Much like the first box, this set was lovingly sequenced and remastered by Jimmy Page himself. As such, the track order takes you on a journey of sorts. Unfortunately it’s just not as epic a journey as the first box. How can there be? With no “Kashmir” or “Stairway” available, it could never be as monumental. Still, it’s a pretty cool trip. Starting you off on disc one with “Good Times, Bad Times” and closing disc 2 with the melancholy “Tea For One”, this tracklist does what it was meant to do. Sandwiched between there are some of the best Zeppelin album cuts of all time.
I don’t think I need to go over highlights. I do? Alright. “Down By the Seaside” is simply gorgeous, one of my personal favourite Zeppelin songs. It’s in my top five for sure. Although it’s a bit silly, I dig the country hoe-down of “Hot Dog”. It’s certainly the heaviest country music I ever heard. With John Bonham on drums, how could it not be? “That’s the Way” is another beauty, acoustic and pretty. It’s “Carouselambra” that throws me the most, a complex swirl of synthesizers and howling Plant vocals.
The sound quality was great for its time, but technology, tastes and standards change. The songs have been remastered since, and will be again. Personally I have no qualms with the sound and I still enjoy this box to this day, even though I own the massive 10-disc Complete Studio Recordings as well. Really, my only issue was the inclusion of just one previously unreleased song. “Baby Come On Home” is a wonderful slice of soul, a young Plant belting about a cheating woman while Pagey plays some elegant notes behind him. Yet, as we saw later with the release of the BBC Sessions, there was more in the vaults. Why couldn’t “The Girl I Love She Got Long Black Wavy Hair” or “Something Else” be included here much like “Traveling Riverside Blues” was included on the first box set? We know Jimmy has dug up more rarities since.
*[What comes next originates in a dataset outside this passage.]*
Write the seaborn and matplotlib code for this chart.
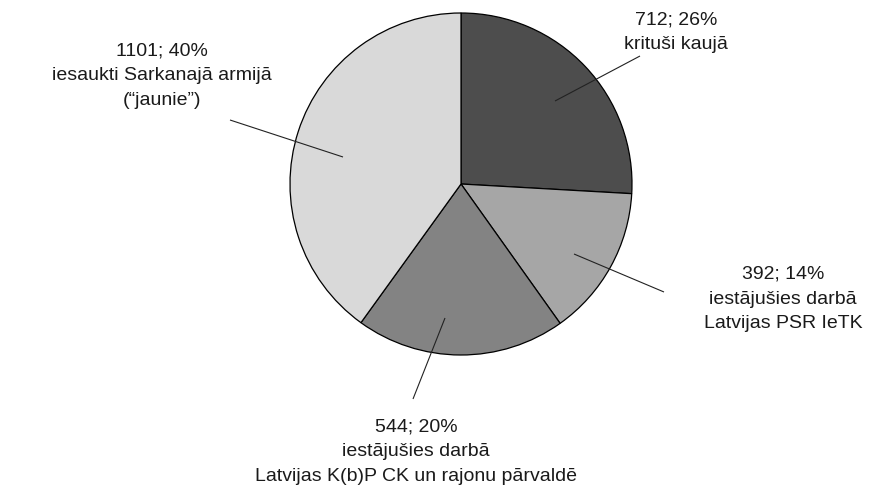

It is what it is. Maybe it was a bit shameful to bait die-hard fans with one new song, but the remastering of the set was also considered a major selling feature. The set, being only a 2 disc set, is physically much smaller than the original, and contains one new essay, by David Fricke. The packaging is quite beautiful, and everything from the cover art to the layout echoes the first box. Clearly, you are meant to have both.